___ DATASET EXTRACT

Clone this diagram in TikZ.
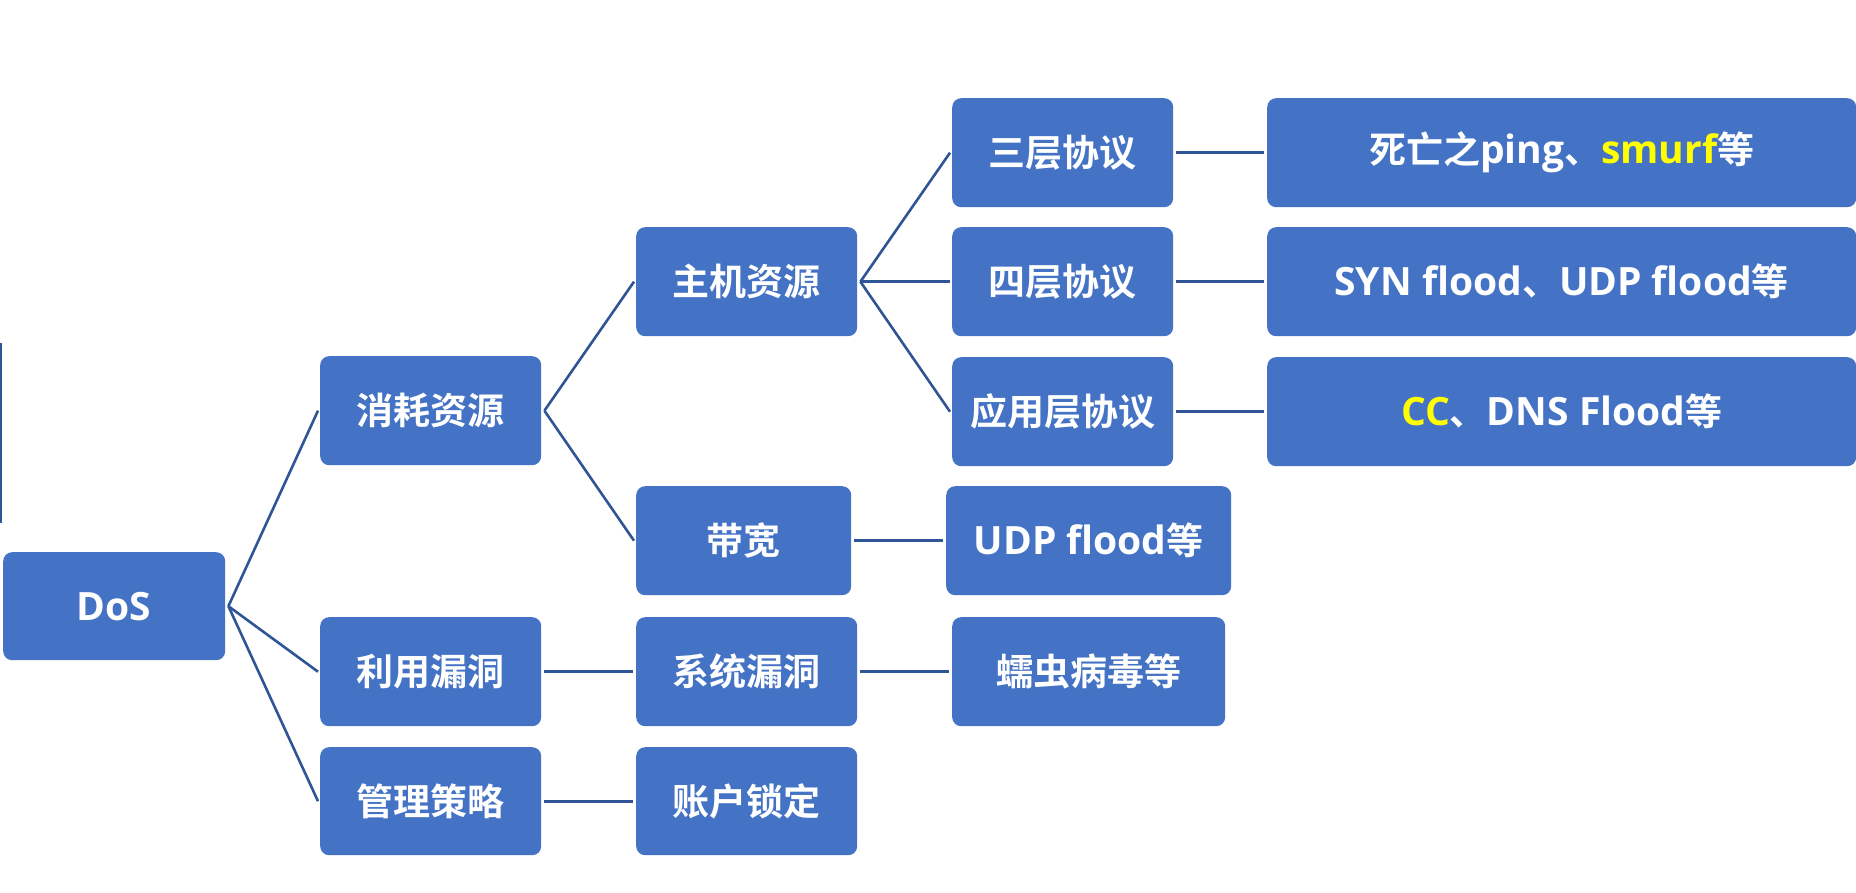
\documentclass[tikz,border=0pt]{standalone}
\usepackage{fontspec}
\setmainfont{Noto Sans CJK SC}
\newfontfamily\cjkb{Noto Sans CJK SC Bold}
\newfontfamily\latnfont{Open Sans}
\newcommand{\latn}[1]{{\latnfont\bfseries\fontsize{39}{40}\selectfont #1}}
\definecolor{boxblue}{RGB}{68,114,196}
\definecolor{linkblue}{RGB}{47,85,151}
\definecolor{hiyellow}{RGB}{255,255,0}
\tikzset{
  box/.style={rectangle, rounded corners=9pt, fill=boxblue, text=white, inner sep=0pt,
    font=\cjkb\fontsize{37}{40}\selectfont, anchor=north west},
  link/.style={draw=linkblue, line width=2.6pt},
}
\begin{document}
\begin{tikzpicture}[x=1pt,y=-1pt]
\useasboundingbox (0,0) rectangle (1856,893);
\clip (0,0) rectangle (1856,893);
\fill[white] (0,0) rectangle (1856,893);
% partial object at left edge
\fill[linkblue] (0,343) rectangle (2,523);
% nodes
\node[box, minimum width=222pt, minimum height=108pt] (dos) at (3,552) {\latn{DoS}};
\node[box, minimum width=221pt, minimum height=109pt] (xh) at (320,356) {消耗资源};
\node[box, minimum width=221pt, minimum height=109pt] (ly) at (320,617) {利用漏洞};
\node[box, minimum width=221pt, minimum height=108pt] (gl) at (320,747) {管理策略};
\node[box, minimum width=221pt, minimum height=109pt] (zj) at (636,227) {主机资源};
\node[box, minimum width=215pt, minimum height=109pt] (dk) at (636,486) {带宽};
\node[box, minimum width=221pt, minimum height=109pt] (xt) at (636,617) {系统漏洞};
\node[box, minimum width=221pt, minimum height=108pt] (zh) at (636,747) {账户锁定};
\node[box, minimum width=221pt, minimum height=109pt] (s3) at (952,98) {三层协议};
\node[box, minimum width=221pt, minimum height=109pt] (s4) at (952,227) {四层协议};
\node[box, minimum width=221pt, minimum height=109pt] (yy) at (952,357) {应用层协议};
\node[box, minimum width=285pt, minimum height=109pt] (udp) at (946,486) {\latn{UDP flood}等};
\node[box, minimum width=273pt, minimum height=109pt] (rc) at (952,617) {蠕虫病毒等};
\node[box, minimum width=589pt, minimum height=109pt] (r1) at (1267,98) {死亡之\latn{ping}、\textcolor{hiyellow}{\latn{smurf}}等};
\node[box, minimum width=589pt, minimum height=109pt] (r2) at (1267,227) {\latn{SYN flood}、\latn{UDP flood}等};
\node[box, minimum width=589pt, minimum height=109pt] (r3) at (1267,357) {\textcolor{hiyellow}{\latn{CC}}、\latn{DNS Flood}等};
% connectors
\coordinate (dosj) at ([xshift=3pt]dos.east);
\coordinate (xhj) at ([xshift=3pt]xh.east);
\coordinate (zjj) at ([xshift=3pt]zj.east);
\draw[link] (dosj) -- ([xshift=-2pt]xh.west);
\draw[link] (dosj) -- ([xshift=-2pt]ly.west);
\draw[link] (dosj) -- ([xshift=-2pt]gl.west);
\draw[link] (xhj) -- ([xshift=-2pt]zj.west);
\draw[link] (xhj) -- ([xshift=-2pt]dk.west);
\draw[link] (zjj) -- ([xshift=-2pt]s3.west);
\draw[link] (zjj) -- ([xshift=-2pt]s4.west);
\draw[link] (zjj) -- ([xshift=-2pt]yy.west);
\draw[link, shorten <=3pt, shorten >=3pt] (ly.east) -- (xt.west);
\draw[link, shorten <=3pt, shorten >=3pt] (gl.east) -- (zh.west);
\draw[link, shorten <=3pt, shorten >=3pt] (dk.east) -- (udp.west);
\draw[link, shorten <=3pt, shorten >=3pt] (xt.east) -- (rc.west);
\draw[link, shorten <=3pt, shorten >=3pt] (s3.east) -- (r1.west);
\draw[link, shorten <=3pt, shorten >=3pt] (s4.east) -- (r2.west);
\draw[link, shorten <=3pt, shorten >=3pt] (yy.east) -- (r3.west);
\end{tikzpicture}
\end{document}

______

• _THE REQUEST_
Reproduce the full listing faithfully, but do not carry over any pictures.

• _OUTPUT BELOW_
Clone this diagram in TikZ.
\documentclass[tikz,border=0pt]{standalone}
\usepackage{fontspec}
\setmainfont{Noto Sans CJK SC}
\newfontfamily\cjkb{Noto Sans CJK SC Bold}
\newfontfamily\latnfont{Open Sans}
\newcommand{\latn}[1]{{\latnfont\bfseries\fontsize{39}{40}\selectfont #1}}
\definecolor{boxblue}{RGB}{68,114,196}
\definecolor{linkblue}{RGB}{47,85,151}
\definecolor{hiyellow}{RGB}{255,255,0}
\tikzset{
  box/.style={rectangle, rounded corners=9pt, fill=boxblue, text=white, inner sep=0pt,
    font=\cjkb\fontsize{37}{40}\selectfont, anchor=north west},
  link/.style={draw=linkblue, line width=2.6pt},
}
\begin{document}
\begin{tikzpicture}[x=1pt,y=-1pt]
\useasboundingbox (0,0) rectangle (1856,893);
\clip (0,0) rectangle (1856,893);
\fill[white] (0,0) rectangle (1856,893);
% partial object at left edge
\fill[linkblue] (0,343) rectangle (2,523);
% nodes
\node[box, minimum width=222pt, minimum height=108pt] (dos) at (3,552) {\latn{DoS}};
\node[box, minimum width=221pt, minimum height=109pt] (xh) at (320,356) {消耗资源};
\node[box, minimum width=221pt, minimum height=109pt] (ly) at (320,617) {利用漏洞};
\node[box, minimum width=221pt, minimum height=108pt] (gl) at (320,747) {管理策略};
\node[box, minimum width=221pt, minimum height=109pt] (zj) at (636,227) {主机资源};
\node[box, minimum width=215pt, minimum height=109pt] (dk) at (636,486) {带宽};
\node[box, minimum width=221pt, minimum height=109pt] (xt) at (636,617) {系统漏洞};
\node[box, minimum width=221pt, minimum height=108pt] (zh) at (636,747) {账户锁定};
\node[box, minimum width=221pt, minimum height=109pt] (s3) at (952,98) {三层协议};
\node[box, minimum width=221pt, minimum height=109pt] (s4) at (952,227) {四层协议};
\node[box, minimum width=221pt, minimum height=109pt] (yy) at (952,357) {应用层协议};
\node[box, minimum width=285pt, minimum height=109pt] (udp) at (946,486) {\latn{UDP flood}等};
\node[box, minimum width=273pt, minimum height=109pt] (rc) at (952,617) {蠕虫病毒等};
\node[box, minimum width=589pt, minimum height=109pt] (r1) at (1267,98) {死亡之\latn{ping}、\textcolor{hiyellow}{\latn{smurf}}等};
\node[box, minimum width=589pt, minimum height=109pt] (r2) at (1267,227) {\latn{SYN flood}、\latn{UDP flood}等};
\node[box, minimum width=589pt, minimum height=109pt] (r3) at (1267,357) {\textcolor{hiyellow}{\latn{CC}}、\latn{DNS Flood}等};
% connectors
\coordinate (dosj) at ([xshift=3pt]dos.east);
\coordinate (xhj) at ([xshift=3pt]xh.east);
\coordinate (zjj) at ([xshift=3pt]zj.east);
\draw[link] (dosj) -- ([xshift=-2pt]xh.west);
\draw[link] (dosj) -- ([xshift=-2pt]ly.west);
\draw[link] (dosj) -- ([xshift=-2pt]gl.west);
\draw[link] (xhj) -- ([xshift=-2pt]zj.west);
\draw[link] (xhj) -- ([xshift=-2pt]dk.west);
\draw[link] (zjj) -- ([xshift=-2pt]s3.west);
\draw[link] (zjj) -- ([xshift=-2pt]s4.west);
\draw[link] (zjj) -- ([xshift=-2pt]yy.west);
\draw[link, shorten <=3pt, shorten >=3pt] (ly.east) -- (xt.west);
\draw[link, shorten <=3pt, shorten >=3pt] (gl.east) -- (zh.west);
\draw[link, shorten <=3pt, shorten >=3pt] (dk.east) -- (udp.west);
\draw[link, shorten <=3pt, shorten >=3pt] (xt.east) -- (rc.west);
\draw[link, shorten <=3pt, shorten >=3pt] (s3.east) -- (r1.west);
\draw[link, shorten <=3pt, shorten >=3pt] (s4.east) -- (r2.west);
\draw[link, shorten <=3pt, shorten >=3pt] (yy.east) -- (r3.west);
\end{tikzpicture}
\end{document}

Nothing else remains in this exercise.